Below is what’s new — and why it matters.
🚀 What’s New
Startup Policy Seed
Ionify now records first‑route startup **observations and persists a **startup policy snapshot.
This means:
- The very first route a user hits is observed
- Startup decisions are captured as a policy
- Developers can analyse why certain assets were loaded eagerly or deferred
Instead of guessing how startup behaviour evolved, you now have a concrete policy snapshot to inspect.
Smarter First‑Hit Preloads
First‑hit preloads are now route‑aware.
Ionify prefers:
- Current routed vendor‑pack v2 assets over
- stale legacy fallback preloads
This ensures the first render aligns with the actual route graph, not outdated assumptions.
The result:
- Less wasted preload work
- Fewer incorrect early fetches
- Cleaner startup behaviour in routed applications
Routes‑Aware Analyzer Visibility
ionify analyze now exposes:
- startup‑policy signals
- eager vs deferred visibility
- route‑level policy context
Instead of a flat analysis view, you can now see how decisions change per route, and why certain assets are treated differently at startup.
This makes build behaviour explainable — not magical.

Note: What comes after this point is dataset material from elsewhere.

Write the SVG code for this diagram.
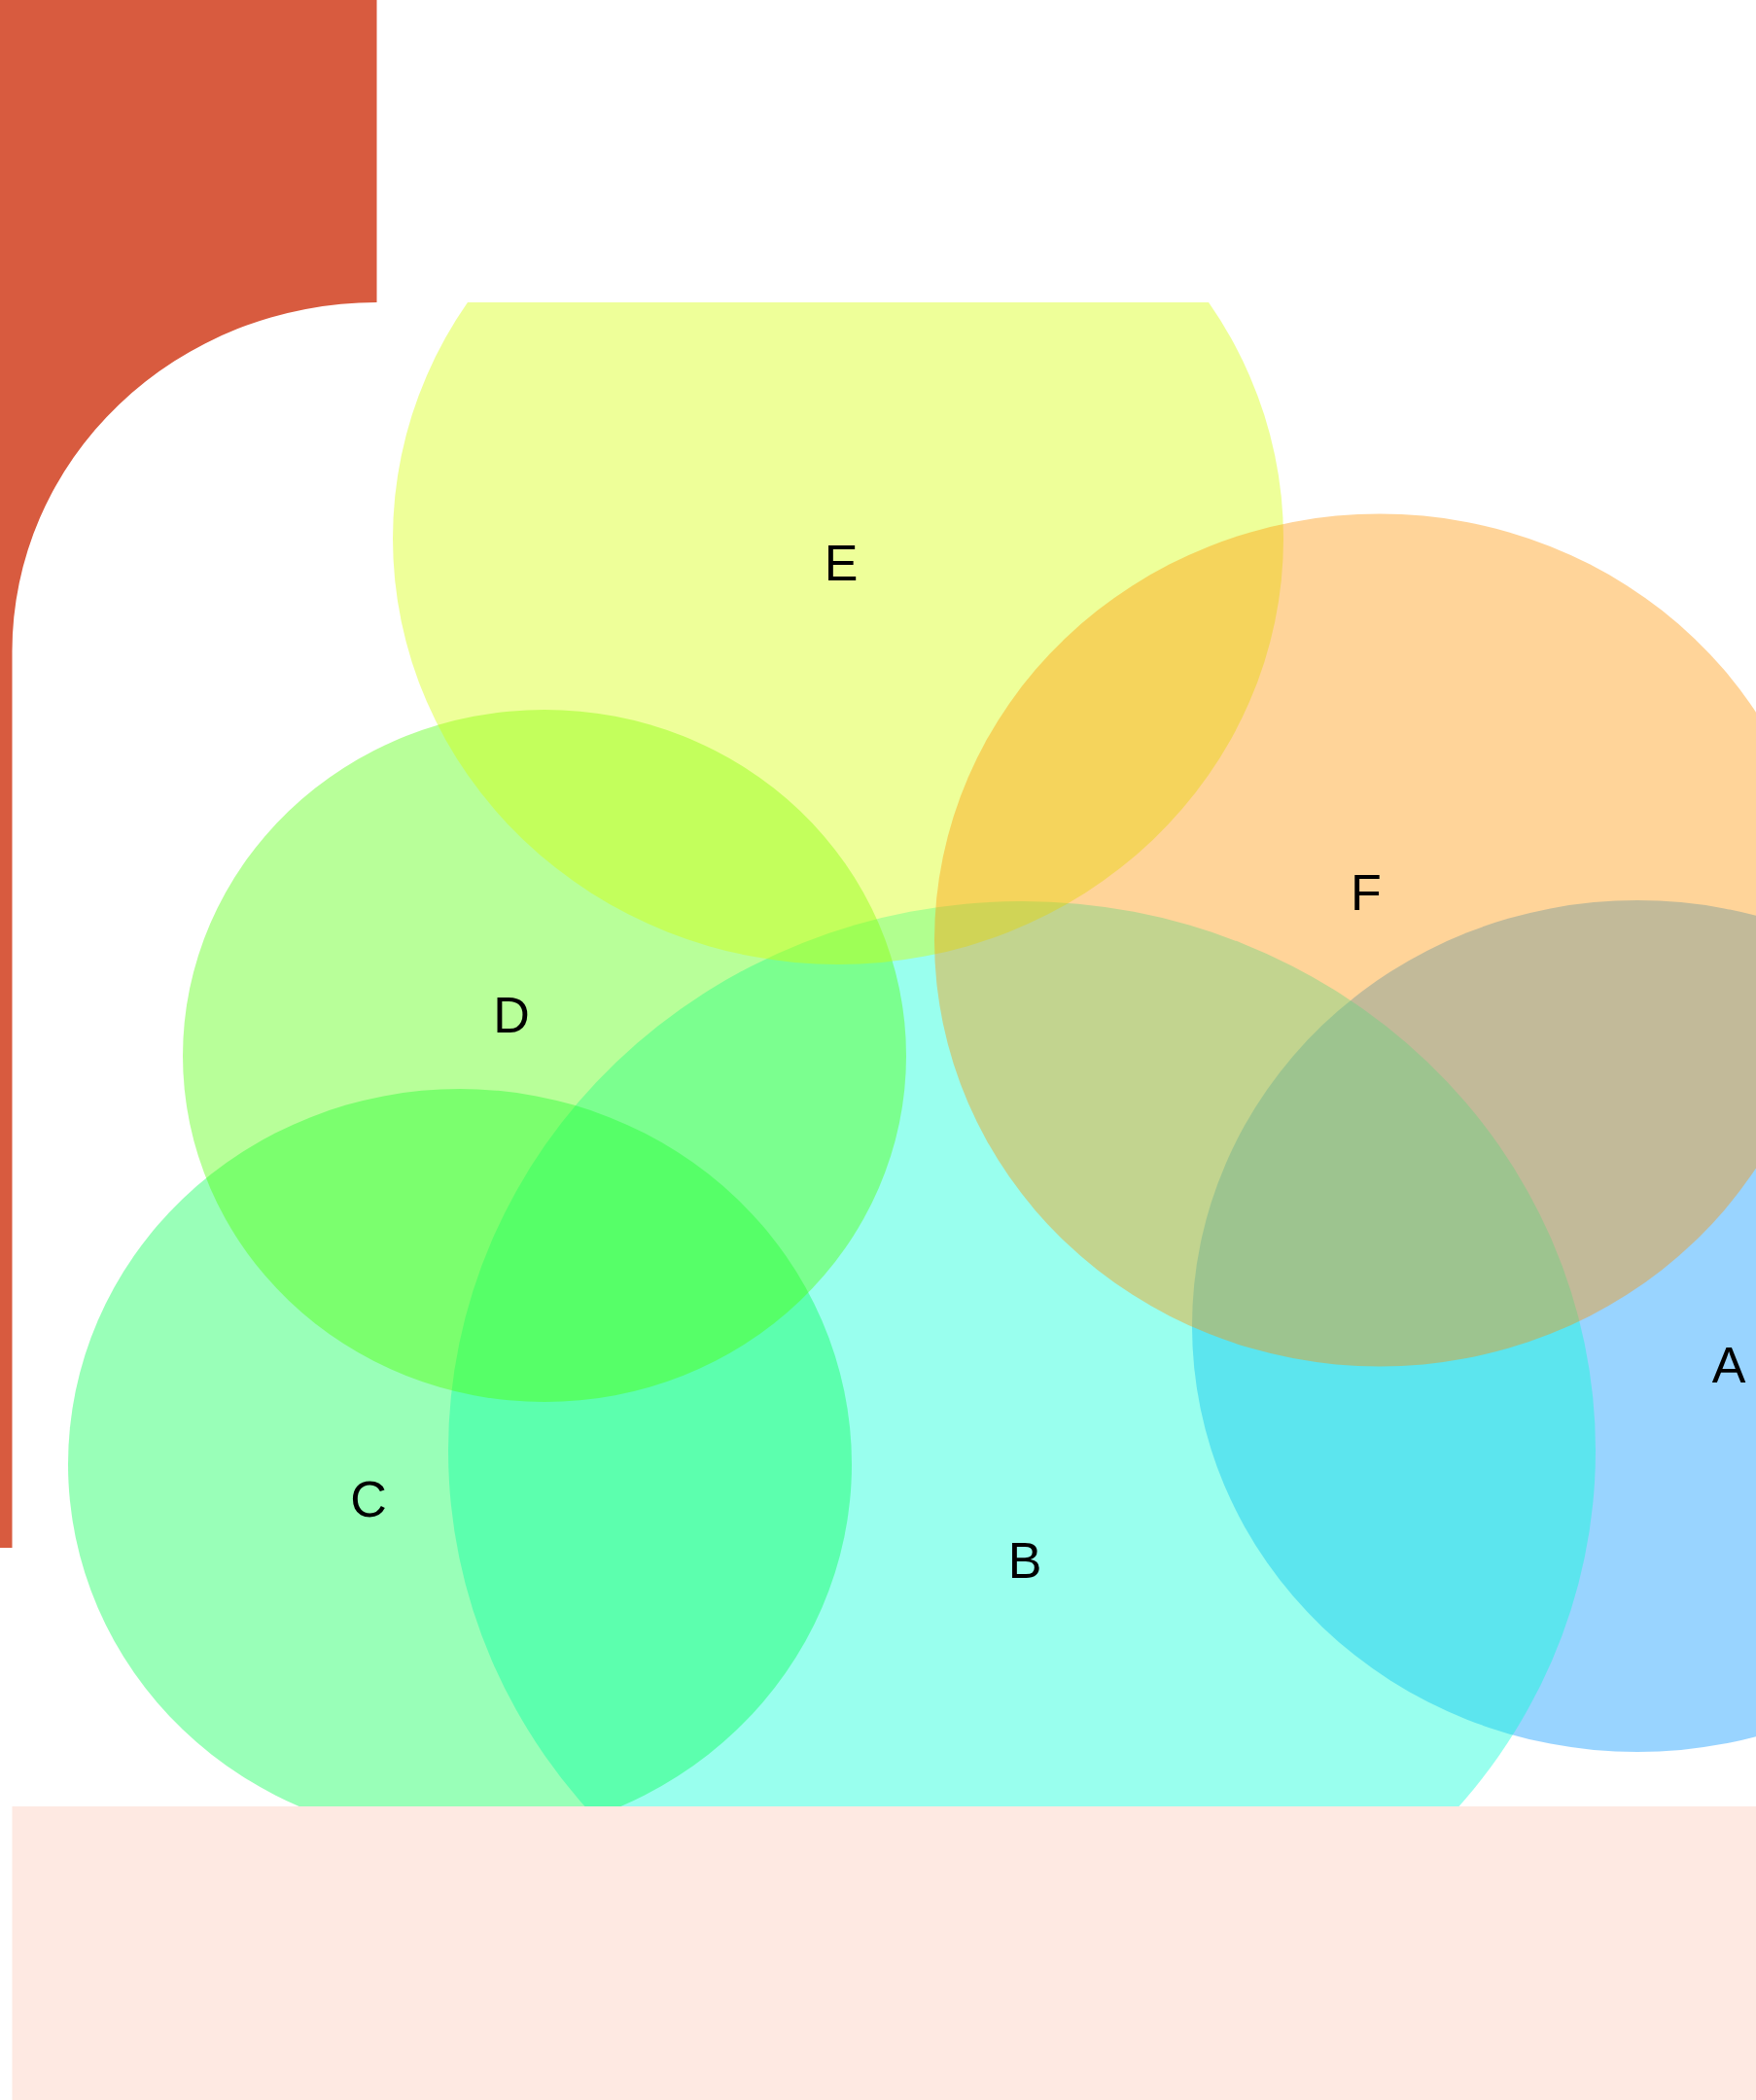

Improved Cloud Push State UX
Cloud snapshot handling is now
much clearer:
- Explicit dependency snapshot states
- Clear cloud snapshot reuse messaging
- More readable Tier‑1 / Tier‑2 summaries
If a snapshot is reused, you see it.
If something changes, you see what and why.
Less ambiguity. More confidence.
🧠 Why These Changes Matter
As frontend applications grow, build systems face a choice:
- hide complexity behind heuristics
- or expose clear, inspectable policies
- Ionify is intentionally choosing the second path.
This release reinforces a core principle:
Build intelligence should be visible, deterministic, and graph‑aware.
Startup behaviour, preload decisions, and route‑level optimisations shouldn’t be inferred — they should be observable and explainable.
🔍 What This Enables Next
With startup policies and route‑level context now explicit, we’re laying the groundwork for:
deeper route‑aware optimisation
more precise invalidation
reduced runtime federation overhead
smarter cross‑application reuse
The engine learns — but it also explains itself.
✅ Final Thought
This release isn’t about adding features.
It’s about making frontend build systems:
- more transparent
- more predictable and easier to reason about as systems grow
If frontend builds are systems now, their intelligence should be visible.